Dapat dipenuhinya kebutuhan untuk dapat dilakukannya aplikasi standar yang terbaik dengandukungan fasilitas yang terbaik dan reliable.
Tidak adanya kecelakaan bukan merupakan indikator telah lengkapnya dan siapnya seluruh SDM, alat-peralatan dan fasilitas bagi pengelola bandar udara dan navigasi udara.

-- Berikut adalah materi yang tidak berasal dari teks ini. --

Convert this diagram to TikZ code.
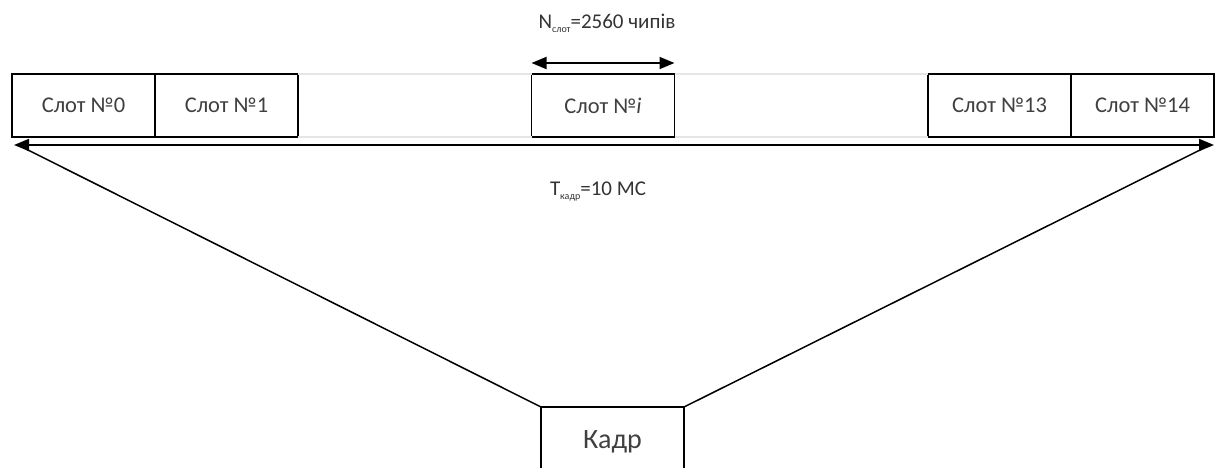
\documentclass[tikz,border=0pt]{standalone}
\usepackage{fontspec}
\setmainfont{Carlito}
\usepackage{tikz}
\usetikzlibrary{arrows.meta,positioning}

% small lowered index in the labels
\newcommand{\idx}[1]{\raisebox{-0.4ex}{\fontsize{10}{10}\selectfont #1}}

\begin{document}
\begin{tikzpicture}[
    x=1pt, y=-1pt,
    slot/.style={draw, line width=1.6pt, minimum width=143pt, minimum height=63pt, outer sep=0pt, inner sep=0pt,
                 font=\fontsize{22.5}{26}\selectfont, text=black!75},
    frame/.style={draw, line width=1.6pt, minimum width=143pt, minimum height=70pt, outer sep=0pt, inner sep=0pt,
                  font=\fontsize{28}{32}\selectfont, text=black!75},
    label/.style={font=\fontsize{21}{24}\selectfont, text=black!80},
    dim/.style={{Triangle[length=15pt,width=12pt]}-{Triangle[length=15pt,width=12pt]}, line width=1.8pt},
    guide/.style={draw=black!10, line width=1.5pt},
    link/.style={line width=1.5pt}
  ]
  \useasboundingbox (0,0) rectangle (1217,468);

  % Slots
  \node[slot] (s0) at (83.5,105.5) {Слот №0};
  \node[slot, right=0pt of s0] (s1) {Слот №1};
  \node[slot] (si) at (603,105.5) {Слот №\textit{i}};
  \node[slot] (s13) at (999.5,105.5) {Слот №13};
  \node[slot, right=0pt of s13] (s14) {Слот №14};

  % faint outline between the slots
  \draw[guide] (s1.north east) -- (si.north west);
  \draw[guide] (s1.south east) -- (si.south west);
  \draw[guide] (si.north east) -- (s13.north west);
  \draw[guide] (si.south east) -- (s13.south west);

  % Slot length
  \draw[dim] (si.north west) ++(0,-11) coordinate (na) -- (si.north east |- na);
  \node[label] (nslot) at (607,23) {N\idx{слот}=2560 чипів};

  % Frame length
  \coordinate (tl) at (14,145);
  \coordinate (tr) at (1214,145);
  \draw[dim] (tl) -- (tr);
  \node[label] (tframe) at (598,192) {T\idx{кадр}=10 МС};

  % Frame
  \node[frame] (kadr) at (612.5,442) {Кадр};
  \draw[link] (tl) ++(12,4) -- (kadr.north west);
  \draw[link] (tr) ++(-12,4) -- (kadr.north east);

\end{tikzpicture}
\end{document}
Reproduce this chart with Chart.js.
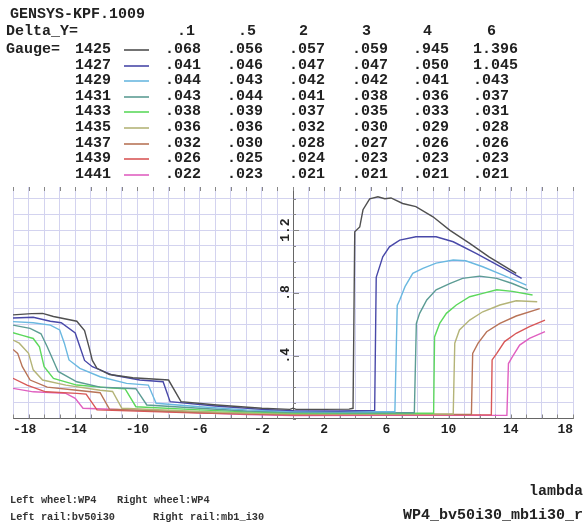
<!DOCTYPE html>
<html>
<head>
<meta charset="utf-8">
<script src="https://cdn.jsdelivr.net/npm/chart.js@4.4.0/dist/chart.umd.min.js"></script>
<style>
body { margin: 0; background: #fff; }
#wrap { position: relative; width: 587px; height: 524px; overflow: hidden;
        font-family: "Liberation Mono", "Courier New", monospace; font-weight: bold; color: #222; }
#wrap canvas { position: absolute; left: 0; top: 0; }
.t { position: absolute; white-space: pre; font-size: 15px; line-height: 18px; }
.s { position: absolute; white-space: pre; font-size: 10.3px; line-height: 12px; color: #333; }
.ln { position: absolute; height: 2px; width: 25px; opacity: 0.8; }
</style>
</head>
<body>
<div id="wrap">
  <canvas id="myChart" width="587" height="524"></canvas>
</div>
<script>
// header table
const title = 'GENSYS-KPF.1009';
const deltaY = ['.1', '.5', '2', '3', '4', '6'];
const gauges = [1425, 1427, 1429, 1431, 1433, 1435, 1437, 1439, 1441];
const tableValues = [
    ['.068', '.056', '.057', '.059', '.945', '1.396'],
    ['.041', '.046', '.047', '.047', '.050', '1.045'],
    ['.044', '.043', '.042', '.042', '.041', '.043'],
    ['.043', '.044', '.041', '.038', '.036', '.037'],
    ['.038', '.039', '.037', '.035', '.033', '.031'],
    ['.036', '.036', '.032', '.030', '.029', '.028'],
    ['.032', '.030', '.028', '.027', '.026', '.026'],
    ['.026', '.025', '.024', '.023', '.023', '.023'],
    ['.022', '.023', '.021', '.021', '.021', '.021']
];
const colors = ['#505050', '#4848a8', '#6ab8e0', '#5c9c94', '#5cd85c', '#b4b478', '#b87458', '#d85858', '#e060c0'];

// curves, [lambda, value]
const s1425 = [[-18,0.66],[-16.8,0.668],[-16.1,0.67],[-15.4,0.65],[-13.9,0.62],[-13.4,0.56],[-13.1,0.45],[-12.9,0.37],[-12.6,0.32],[-11.8,0.28],[-10.3,0.26],[-8.0,0.245],[-7.2,0.107],[-4.9,0.086],[-2,0.065],[-0.2,0.058],[0,0.066],[0.2,0.058],[2,0.058],[3.6,0.06],[3.86,0.065],[3.97,1.19],[4.29,1.22],[4.5,1.33],[4.93,1.40],[5.46,1.413],[5.9,1.40],[6.3,1.405],[7.05,1.37],[7.9,1.35],[9.0,1.285],[10.07,1.20],[11.36,1.116],[12.6,1.03],[14.35,0.925]];
const s1427 = [[-18,0.64],[-16.7,0.645],[-15.6,0.62],[-14.9,0.61],[-14.0,0.545],[-13.7,0.457],[-13.4,0.37],[-12.9,0.33],[-11.6,0.277],[-9.85,0.245],[-8.35,0.234],[-7.9,0.107],[-5,0.08],[-2,0.058],[0,0.05],[3,0.048],[5.25,0.052],[5.35,0.90],[5.77,1.03],[6.2,1.094],[6.86,1.137],[7.9,1.158],[9.2,1.158],[10.3,1.126],[11.8,1.05],[13.1,0.98],[14.7,0.893]];
const s1429 = [[-18,0.617],[-16.7,0.61],[-15.6,0.595],[-15.0,0.564],[-14.7,0.48],[-14.4,0.373],[-13.7,0.32],[-12.4,0.266],[-10.7,0.224],[-9.3,0.213],[-8.8,0.097],[-6,0.075],[-3,0.055],[0,0.045],[3,0.043],[6.55,0.043],[6.7,0.72],[6.86,0.755],[7.2,0.84],[7.7,0.925],[8.35,0.957],[9.2,0.99],[10.3,1.01],[11.1,1.005],[12.2,0.967],[13.5,0.914],[15.0,0.85]];
const s1431 = [[-18,0.595],[-17.5,0.585],[-16.9,0.574],[-16.2,0.54],[-15.8,0.457],[-15.1,0.30],[-13.9,0.234],[-12.4,0.20],[-10.1,0.19],[-9.4,0.086],[-6,0.065],[-3,0.048],[0,0.04],[4,0.037],[7.8,0.037],[7.93,0.606],[8.14,0.67],[8.6,0.755],[9.2,0.82],[10.07,0.86],[10.9,0.893],[12.0,0.907],[13.1,0.893],[14.1,0.86],[15.1,0.82]];
const s1433 = [[-18,0.547],[-17.4,0.53],[-16.7,0.51],[-16.3,0.457],[-16.0,0.33],[-15.4,0.256],[-13.9,0.213],[-11.8,0.195],[-10.8,0.19],[-10.1,0.075],[-6,0.055],[-3,0.042],[0,0.035],[4,0.033],[9.04,0.033],[9.1,0.52],[9.43,0.606],[9.86,0.67],[10.5,0.723],[11.36,0.776],[12.2,0.797],[13.1,0.82],[14.1,0.81],[15.4,0.787]];
const s1435 = [[-18,0.50],[-17.6,0.48],[-17.0,0.415],[-16.7,0.31],[-16.1,0.245],[-14.6,0.213],[-12.4,0.18],[-11.6,0.172],[-11.0,0.065],[-6,0.045],[-3,0.035],[0,0.03],[5,0.029],[10.3,0.029],[10.4,0.48],[10.7,0.564],[11.36,0.627],[12.2,0.68],[13.3,0.723],[14.35,0.75],[15.7,0.744]];
const s1437 = [[-18,0.44],[-17.7,0.415],[-17.4,0.33],[-16.9,0.245],[-15.8,0.20],[-13.9,0.18],[-12.4,0.164],[-11.8,0.06],[-6,0.04],[-3,0.032],[0,0.026],[5,0.026],[11.47,0.026],[11.55,0.415],[11.9,0.48],[12.45,0.553],[13.3,0.606],[14.35,0.653],[15.86,0.70]];
const s1439 = [[-18,0.256],[-17.1,0.213],[-15.9,0.17],[-13.9,0.16],[-13.3,0.155],[-12.6,0.055],[-6,0.035],[-3,0.028],[0,0.022],[6,0.023],[12.75,0.023],[12.8,0.373],[13.1,0.415],[13.6,0.49],[14.35,0.543],[15.2,0.585],[16.2,0.627]];
const s1441 = [[-18,0.192],[-16.7,0.17],[-14.6,0.16],[-14.0,0.128],[-13.5,0.065],[-8,0.045],[-3,0.025],[0,0.018],[6,0.02],[13.75,0.02],[13.85,0.35],[14.1,0.393],[14.57,0.468],[15.2,0.51],[16.2,0.553]];
const series = [s1425, s1427, s1429, s1431, s1433, s1435, s1437, s1439, s1441];

// axes
const xTicks = [];
for (let v = -18; v <= 18; v++) xTicks.push(v);
const xLabels = [-18, -14, -10, -6, -2, 2, 6, 10, 14, 18];
const yTicks = [];
for (let i = 0; i <= 14; i++) yTicks.push(i / 10);
const yLabelValues = [0.4, 0.8, 1.2];
const yLabels = ['.4', '.8', '1.2'];

const wrap = document.getElementById('wrap');
function addText(cls, txt, left, cy, right) {
    const d = document.createElement('div');
    d.className = cls;
    d.textContent = txt;
    if (right !== undefined) d.style.right = right + 'px'; else d.style.left = left + 'px';
    d.style.top = (cy - (cls === 't' ? 9 : 6)) + 'px';
    wrap.appendChild(d);
}

const headLeft = [177, 238, 299, 362, 423, 487];
const valLeft = [165, 227, 289, 352, 413, 473];
addText('t', title, 10, 15);
addText('t', 'Delta_Y=', 6, 32);
deltaY.forEach((d, i) => addText('t', d, headLeft[i], 32));
gauges.forEach((g, r) => {
    const cy = 50 + r * 15.6;
    if (r === 0) addText('t', 'Gauge=', 6, cy);
    addText('t', String(g), 75, cy);
    const ln = document.createElement('div');
    ln.className = 'ln';
    ln.style.left = '124px';
    ln.style.top = Math.round(cy - 1) + 'px';
    ln.style.background = colors[r];
    wrap.appendChild(ln);
    tableValues[r].forEach((v, i) => addText('t', v, valLeft[i], cy));
});
addText('t', 'lambda', 0, 492, 4);
addText('t', 'WP4_bv50i30_mb1i30_r', 0, 516, 4);
addText('s', 'Left wheel:WP4', 10, 500);
addText('s', 'Right wheel:WP4', 117, 500);
addText('s', 'Left rail:bv50i30', 10, 517);
addText('s', 'Right rail:mb1_i30', 153, 517);

// rotated y labels next to the axis at lambda = 0, plus small tick marks
const axisMarks = {
    id: 'axisMarks',
    beforeDatasetsDraw(chart) {
        const { ctx, chartArea, scales: { x, y } } = chart;
        const x0 = x.getPixelForValue(0);
        ctx.save();
        ctx.strokeStyle = '#888';
        ctx.lineWidth = 1;
        xTicks.forEach(v => {
            const px = Math.round(x.getPixelForValue(v)) + 0.5;
            ctx.beginPath();
            ctx.moveTo(px, chartArea.bottom);
            ctx.lineTo(px, chartArea.bottom - 4);
            ctx.moveTo(px, chartArea.top);
            ctx.lineTo(px, chartArea.top + 4);
            ctx.stroke();
        });
        yTicks.forEach(v => {
            const py = Math.round(y.getPixelForValue(v)) + 0.5;
            ctx.beginPath();
            ctx.moveTo(x0, py);
            ctx.lineTo(x0 + (yLabelValues.includes(v) ? 6 : 3), py);
            ctx.stroke();
        });
        ctx.font = 'bold 13px "Liberation Mono"';
        ctx.fillStyle = '#222';
        ctx.textAlign = 'center';
        ctx.textBaseline = 'middle';
        yLabelValues.forEach((v, i) => {
            const py = y.getPixelForValue(v);
            ctx.save();
            ctx.translate(x0 - 7, py);
            ctx.rotate(-Math.PI / 2);
            ctx.fillText(yLabels[i], 0, 0);
            ctx.restore();
        });
        ctx.restore();
    }
};

const ctx = document.getElementById('myChart').getContext('2d');
const myChart = new Chart(ctx, {
    type: 'line',
    data: {
        datasets: gauges.map((g, i) => ({
            label: String(g),
            data: series[i].map(p => ({ x: p[0], y: p[1] })),
            borderColor: colors[i],
            borderWidth: 1.4,
            pointRadius: 0,
            tension: 0,
            fill: false
        }))
    },
    options: {
        responsive: false,
        animation: false,
        events: [],
        layout: { padding: { left: 13, right: 14, top: 187, bottom: 85.5 } },
        plugins: { legend: { display: false }, tooltip: { enabled: false } },
        scales: {
            x: {
                type: 'linear',
                min: -18,
                max: 18,
                afterBuildTicks: s => { s.ticks = xTicks.map(v => ({ value: v })); },
                afterFit: s => { s.height = 20; },
                grid: { color: '#d3d3ef', drawTicks: false },
                border: { color: '#666' },
                ticks: {
                    autoSkip: false,
                    maxRotation: 0,
                    align: 'inner',
                    padding: 3,
                    color: '#222',
                    font: { family: 'Liberation Mono', size: 13, weight: 'bold' },
                    callback: v => xLabels.includes(v) ? String(v) : ''
                }
            },
            y: {
                type: 'linear',
                position: { x: 0 },
                min: 0,
                max: 1.475,
                afterBuildTicks: s => { s.ticks = yTicks.map(v => ({ value: v })); },
                grid: { color: '#d3d3ef', drawTicks: false },
                border: { color: '#666' },
                ticks: { display: false }
            }
        }
    },
    plugins: [axisMarks]
});
</script>
</body>
</html>
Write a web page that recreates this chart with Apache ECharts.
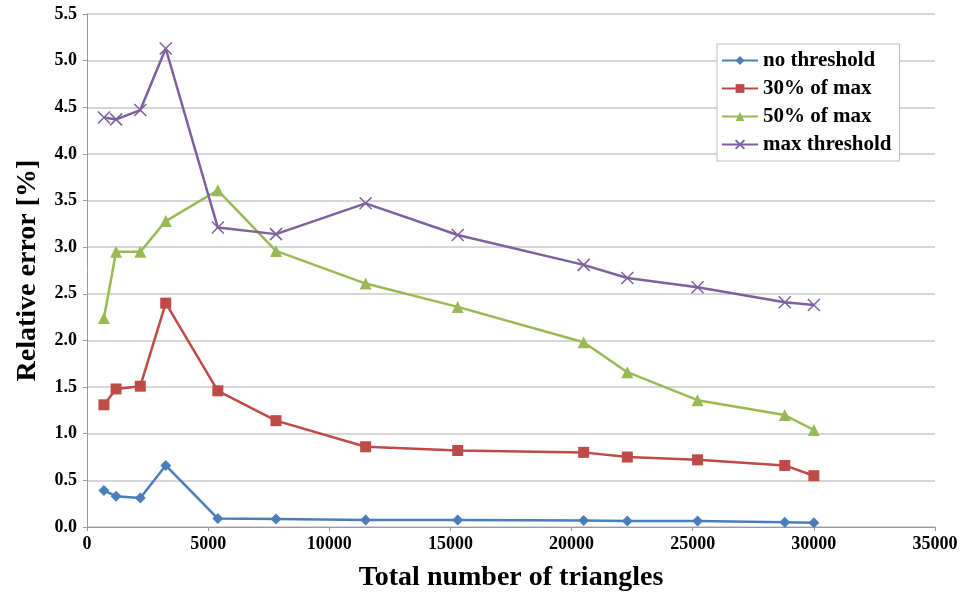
<!DOCTYPE html>
<html>
<head>
<meta charset="utf-8" />
<title>Relative error</title>
<style type="text/css">
	html, body { margin: 0; padding: 0; background: #fff; }
	#chart { width: 960px; height: 592px; }
</style>
<script src="https://cdn.jsdelivr.net/npm/echarts@6/dist/echarts.min.js"></script>
</head>
<body>
<div id="chart"></div>
<script type="text/javascript">
	// number of triangles (x)
	var triangles = [700, 1200, 2200, 3250, 5400, 7800, 11500, 15300, 20500, 22300, 25200, 28800, 30000];
	// relative error [%]
	var noThreshold = [0.39, 0.33, 0.31, 0.66, 0.09, 0.085, 0.075, 0.075, 0.07, 0.065, 0.065, 0.05, 0.045];
	var max30 = [1.31, 1.48, 1.51, 2.40, 1.46, 1.14, 0.86, 0.82, 0.80, 0.75, 0.72, 0.66, 0.55];
	var max50 = [2.24, 2.95, 2.95, 3.28, 3.61, 2.96, 2.61, 2.36, 1.98, 1.66, 1.36, 1.20, 1.04];
	var maxThreshold = [4.39, 4.37, 4.47, 5.13, 3.21, 3.14, 3.47, 3.13, 2.81, 2.67, 2.57, 2.41, 2.38];
	var seriesNames = ['no threshold', '30% of max', '50% of max', 'max threshold'];

	function pairs(ys){
		return triangles.map(function(x, i){ return [x, ys[i]]; });
	}

	var font = '"Liberation Serif", "Times New Roman", serif';
	var crossIcon = 'path://M0,0L10,10M10,0L0,10';

	function line(name, ys, color, symbol, size, extra){
		var s = {
			name: name,
			type: 'line',
			data: pairs(ys),
			symbol: symbol,
			symbolSize: size,
			lineStyle: { color: color, width: 2.5 },
			itemStyle: { color: color },
			emphasis: { disabled: true },
			z: 3
		};
		if (extra) s.itemStyle = extra;
		return s;
	}

	var chart = echarts.init(document.getElementById('chart'));
	chart.setOption({
		animation: false,
		color: ['#4a7ebb', '#be4b48', '#98b954', '#7d60a0'],
		grid: { left: 87, right: 25, top: 14, bottom: 65, outerBoundsMode: 'none' },
		legend: {
			data: seriesNames,
			orient: 'vertical',
			left: 717,
			top: 44,
			padding: [6, 8, 6, 4],
			itemGap: 7,
			itemWidth: 36,
			itemHeight: 11,
			borderColor: '#bdbdbd',
			borderWidth: 1,
			backgroundColor: '#fff',
			textStyle: { fontFamily: font, fontWeight: 'bold', fontSize: 21, color: '#000' }
		},
		xAxis: {
			type: 'value',
			min: 0,
			max: 35000,
			interval: 5000,
			name: 'Total number of triangles',
			nameLocation: 'middle',
			nameGap: 37,
			nameTextStyle: { fontFamily: font, fontWeight: 'bold', fontSize: 28, color: '#000' },
			axisLine: { lineStyle: { color: '#9a9a9a' } },
			axisTick: { show: true, length: 4, lineStyle: { color: '#9a9a9a' } },
			splitLine: { show: false },
			axisLabel: {
				fontFamily: font, fontWeight: 'bold', fontSize: 18, color: '#000', margin: 8,
				formatter: function(v){ return String(v); }
			}
		},
		yAxis: {
			type: 'value',
			min: 0,
			max: 5.5,
			interval: 0.5,
			name: 'Relative error [%]',
			nameLocation: 'middle',
			nameGap: 45,
			nameTextStyle: { fontFamily: font, fontWeight: 'bold', fontSize: 28, color: '#000' },
			axisLine: { show: true, lineStyle: { color: '#9a9a9a' } },
			axisTick: { show: true, length: 4, lineStyle: { color: '#9a9a9a' } },
			splitLine: { lineStyle: { color: '#c8c8c8', width: 1.5 } },
			axisLabel: {
				fontFamily: font, fontWeight: 'bold', fontSize: 18, color: '#000', margin: 10,
				formatter: function(v){ return v.toFixed(1); }
			}
		},
		series: [
			line(seriesNames[0], noThreshold, '#4a7ebb', 'diamond', 11),
			line(seriesNames[1], max30, '#be4b48', 'rect', 11),
			line(seriesNames[2], max50, '#98b954', 'triangle', 12),
			line(seriesNames[3], maxThreshold, '#7d60a0', crossIcon, 12,
				{ color: 'none', borderColor: '#7d60a0', borderWidth: 1.5 })
		]
	});
</script>
</body>
</html>
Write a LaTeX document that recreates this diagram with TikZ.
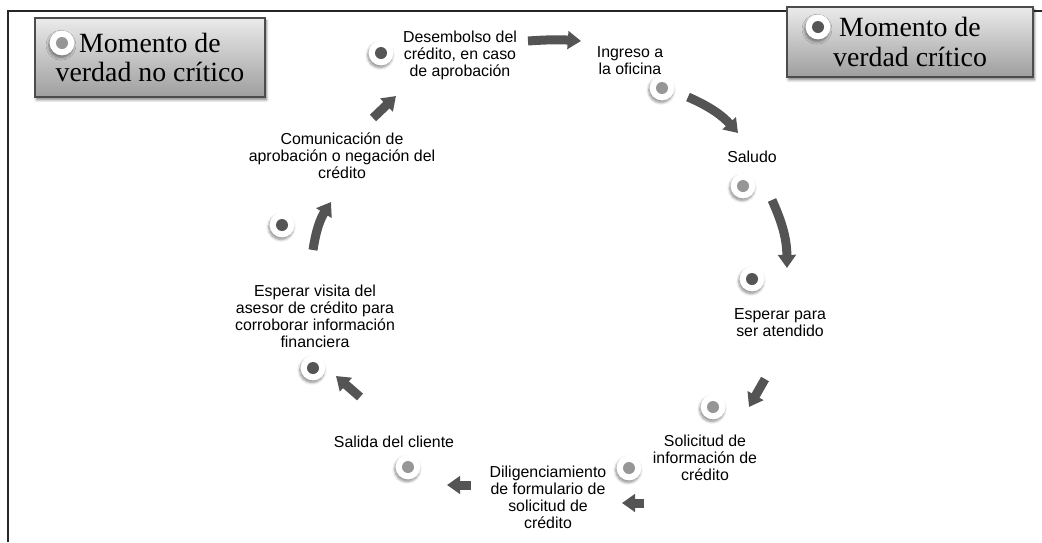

Keselamatan yang terbaik diperoleh dari aplikasi standar yang terbaik dengan dukungan fasilitas yang terbaik dan reliable (memiliki nilai akurasi tinggi untuk diyakini ketepatannya).
Memiliki SDM yang berkualitas dengan membentuk semangat profesionalisme yang bukan berorientasi bisnis (non business oriented) namun yang berorientasi kepada pelayanan keselamatan (safety oriented);
Membentuk program safety culture (budaya keselamatan) yang bernilai positif, disemua lini baik struktural maupun staf;
Membuat rencana kedepan dalam menghasilkan diversifikasi produk yang berkaitan dengan pengelolaan ruang udara terutama dalam menghadapi tuntutan perkembangan di lapangan.